• **Data excerpt**

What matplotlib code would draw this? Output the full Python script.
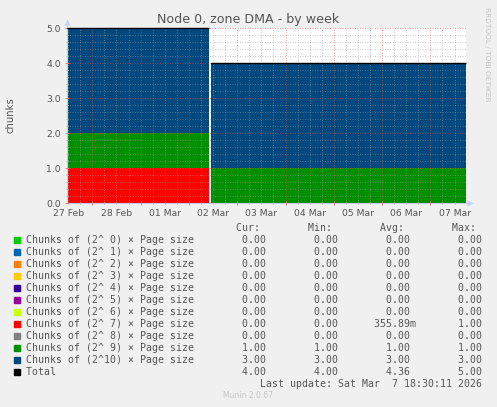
import matplotlib
matplotlib.use('Agg')
import matplotlib.pyplot as plt
import matplotlib.dates as mdates
from matplotlib.ticker import MultipleLocator, NullFormatter, FormatStrFormatter
from matplotlib.patches import Rectangle
import pandas as pd

W, H = 497, 407

# two stretches of data with a short gap of unknown values between them
seg_start = pd.to_datetime(['2026-02-27 11:35', '2026-03-02 11:00'])
seg_end = pd.to_datetime(['2026-03-02 10:00', '2026-03-07 17:32'])

orders = [' 0', ' 1', ' 2', ' 3', ' 4', ' 5', ' 6', ' 7', ' 8', ' 9', '10']
colors = ['#00CC00', '#0066B3', '#FF8000', '#FFCC00', '#330099', '#990099',
          '#CCFF00', '#FF0000', '#808080', '#008F00', '#00487D']
seg1_vals = [0, 0, 0, 0, 0, 0, 0, 1, 0, 1, 3]
seg2_vals = [0, 0, 0, 0, 0, 0, 0, 0, 0, 1, 3]

cur_vals = [0, 0, 0, 0, 0, 0, 0, 0, 0, 1, 3]
min_vals = [0, 0, 0, 0, 0, 0, 0, 0, 0, 1, 3]
avg_vals = [0, 0, 0, 0, 0, 0, 0, 0.35589, 0, 1, 3]
max_vals = [0, 0, 0, 0, 0, 0, 0, 1, 0, 1, 3]
total_stats = [4, 4, 4.36, 5]

day_labels = pd.date_range('2026-02-27 12:00', '2026-03-07 12:00', freq='D')

TXT = '#555555'


def fx(x):
    return x / W


def fy(y):
    return 1 - y / H


def fmt(v):
    if v != 0 and abs(v) < 1:
        return '%6.2fm' % (v * 1000)
    return '%6.2f ' % v


fig = plt.figure(figsize=(W / 100, H / 100), dpi=100, facecolor='#F0F0F0')
ax = fig.add_axes([fx(67.3), fy(203), (465.7 - 67.3) / W, 175 / H])
ax.set_facecolor('white')

x0 = mdates.date2num(seg_start)
x1 = mdates.date2num(seg_end)
for j, vals in enumerate([seg1_vals, seg2_vals]):
    bottom = 0
    for i, v in enumerate(vals):
        if v > 0:
            ax.bar(x0[j], v, width=x1[j] - x0[j], bottom=bottom, align='edge',
                   color=colors[i], linewidth=0, zorder=1)
        bottom += v
    ax.plot([x0[j], x1[j]], [bottom, bottom], color='black', lw=1.0,
            zorder=3, clip_on=False, solid_capstyle='butt')

ax.set_xlim(x0[0], x1[-1])
ax.set_ylim(0, 5)

ax.xaxis.set_major_locator(mdates.DayLocator())
ax.xaxis.set_minor_locator(mdates.HourLocator(byhour=[6, 12, 18]))
ax.xaxis.set_major_formatter(NullFormatter())
ax.yaxis.set_major_locator(MultipleLocator(1))
ax.yaxis.set_minor_locator(MultipleLocator(0.2))
ax.yaxis.set_major_formatter(FormatStrFormatter('%.1f'))

ax.set_axisbelow(False)
ax.grid(True, which='major', color='#E05050', alpha=0.55, lw=0.72,
        linestyle=(0, (1, 1.5)))
ax.grid(True, which='minor', color='#999999', alpha=0.5, lw=0.72,
        linestyle=(0, (1, 1.5)))
ax.tick_params(which='major', direction='inout', length=3, width=0.7,
               color='#E08080', labelsize=6.7, labelcolor=TXT, pad=3)
ax.tick_params(which='minor', direction='inout', length=2, width=0.7,
               color='#BBBBBB')

for s in ['top', 'right']:
    ax.spines[s].set_visible(False)
for s in ['left', 'bottom']:
    ax.spines[s].set_color('#C8CCF4')
    ax.spines[s].set_linewidth(0.8)
ax.plot([0, 0], [1, 1.035], color='#C8CCF4', lw=0.8, transform=ax.transAxes,
        clip_on=False)
ax.plot([1, 1.012], [0, 0], color='#C8CCF4', lw=0.8, transform=ax.transAxes,
        clip_on=False)
ax.plot([0], [1.035], marker='^', ms=4, color='#C8CCF4', mec='none',
        transform=ax.transAxes, clip_on=False)
ax.plot([1.012], [0], marker='>', ms=4, color='#C8CCF4', mec='none',
        transform=ax.transAxes, clip_on=False)

for d in day_labels:
    ax.text(mdates.date2num(d), -6 / 175, d.strftime('%d %b'),
            transform=ax.get_xaxis_transform(), ha='center', va='top',
            fontsize=6.7, color=TXT, clip_on=False)

fig.text(fx(248.5), fy(20), 'Node 0, zone DMA - by week', ha='center',
         va='center', fontsize=9.1, color=TXT)
fig.text(fx(11), fy(115), 'chunks', rotation=90, ha='center', va='center',
         fontsize=7.3, color=TXT)
fig.text(fx(487), fy(54), 'RRDTOOL / TOBI OETIKER', rotation=270,
         ha='center', va='center', fontsize=5.3, color='#C4C4C4')

# legend block
mono = dict(family='DejaVu Sans Mono', fontsize=7.13, color=TXT,
            va='center', ha='left')
row0, step = 239.7, 12.0
header = ' ' * 35 + 'Cur:' + ' ' * 8 + 'Min:' + ' ' * 8 + 'Avg:' + ' ' * 8 + 'Max:'
fig.text(fx(26.3), fy(row0 - step), header, **mono)

for i, o in enumerate(orders):
    y = row0 + i * step
    fig.patches.append(Rectangle((fx(14), fy(y + 3)), 6 / W, 6 / H,
                                 transform=fig.transFigure, color=colors[i],
                                 figure=fig))
    label = ('Chunks of (2^%s) \u00d7 Page size' % o).ljust(34)
    row = label + '     '.join(fmt(v) for v in
                                [cur_vals[i], min_vals[i], avg_vals[i], max_vals[i]])
    fig.text(fx(26.3), fy(y), row, **mono)

y = row0 + len(orders) * step
fig.patches.append(Rectangle((fx(14), fy(y + 3)), 6 / W, 6 / H,
                             transform=fig.transFigure, color='black',
                             figure=fig))
fig.text(fx(26.3), fy(y), 'Total'.ljust(34) + '     '.join(fmt(v) for v in total_stats),
         **mono)

fig.text(fx(482.3), fy(y + step), 'Last update: Sat Mar  7 18:30:11 2026',
         **{**mono, 'ha': 'right'})
fig.text(fx(248), fy(396), 'Munin 2.0.67', ha='center', va='center',
         fontsize=5.5, color='#C4C4C4')

fig.savefig('out.png', dpi=100, facecolor=fig.get_facecolor())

• **Objective**
From the opening line of the listing above through the line bearing "seg_end = pd.to_datetime(['2026-03-02", repeat each line exactly. Drop every picture.

• **Problem solution**
What matplotlib code would draw this? Output the full Python script.
import matplotlib
matplotlib.use('Agg')
import matplotlib.pyplot as plt
import matplotlib.dates as mdates
from matplotlib.ticker import MultipleLocator, NullFormatter, FormatStrFormatter
from matplotlib.patches import Rectangle
import pandas as pd

W, H = 497, 407

# two stretches of data with a short gap of unknown values between them
seg_start = pd.to_datetime(['2026-02-27 11:35', '2026-03-02 11:00'])
seg_end = pd.to_datetime(['2026-03-02 10:00', '2026-03-07 17:32'])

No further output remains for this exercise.